Monday, Jul. 06, 1931

Siberia

THE ROAD TO OBLIVION--Vladimir Zenzinov & Isaac Don Levine--McBride ($3).

Three times Revolutionist Vladimir Zenzinov was sent to Siberia by the Tsarist Government. Twice he escaped; the third time he served his full four-year term. In this book he tells about it.

The Siberian village to which he was assigned was 7,300 miles distant. Guarded by a Cossack, he made the trip by rail, on foot, aboard barges, by horse-team, reindeer, dogs. Zenzinov planned to escape again when he had reached his destination, the six-house village of Russkoye Ustye, but when he got there found it was too isolated, too far from everywhere. "There were no relations with the outside world. Fish was the constant food all the year round. Bread was unobtainable. Traders did not come there. . . ." He settled down in his "house" (six feet by six), prepared to make the best of things. It was cold. In winter he could never get the temperature in his room higher than 50DEG. Outside it would be anything from 40DEG to 72DEG below Zero.

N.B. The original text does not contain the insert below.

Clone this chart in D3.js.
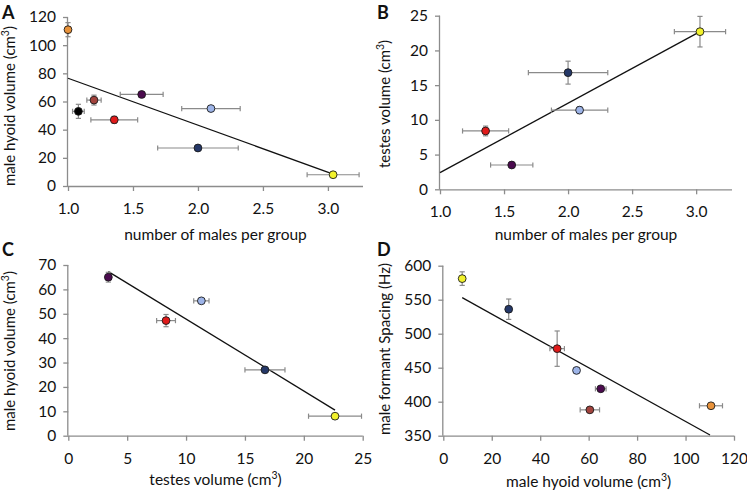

Zenzinov got along well with the northern natives, who thought he was a wonderworker. None of them had ever seen a lamp before. "No one knew how bread was raised. . . . They had never seen milk or butter. . . . Neither the women nor the children had ever beheld a living tree." (Their firewood was flotsam from the Indigirka River.) The natives had plenty of caviar but did not know how to treat it, usually gave it to the dogs.

One year Zenzinov went with the village hunters on their annual wild-goose chase to the Arctic Ocean. In the summer when they are moulting, wild geese cannot fly. Siberian goose-hunters surround a moulting flock in their canoes, maneuver them into a low enclosure on the land, jump in and wring their necks. The carcasses are buried on the spot; when winter comes they are dug up, fed to the dogs.

But Russkoye Ustye began to pall after a time. Zenzinov had been given permission to move around anywhere in the district. Again with the idea of eventual escape, he set out to Verkhoyansk, "the pole of cold." This village was many miles to the south but set in a basin where cold air settles and few winds blow. Zenzinov one day in January, 1913 noted a temperature of 95.4DEG below Zero. In Verkhoyansk, says he, if "you take a glass of water and dash it high into the air, the liquid will come down in the form of ringing crystals of ice. Spittle will freeze before reaching the ground. . . . Live wood becomes petrified, and when one chops it, sparks fly as if from flint. . . . Even rum would freeze in my traveling flask. Only pure alcohol withstood the cold."

Zenzinov left Verkhoyansk by reindeer sled in a last attempt to escape; had it not been for the alcohol he carried with him he might have succeeded. Encamped one night with a Chukchi herder Zenzinov foolishly gave him some alcohol to drink. The Chukchi liked it so much he kept Zenzinov a prisoner until a Russian trader came along, rescued him. By that time the authorities had their eye on Zenzinov again; he gave up hope, served out his term.

A revolutionist but no Bolshevik, Vladimir Zenzinov was later a member of the Government in the Urals which fought against the Soviets in 1918. When Dictator Alexander Kolchak overthrew the Ural Government Zenzinov escaped, now lives in Paris, foments trouble for the Soviets.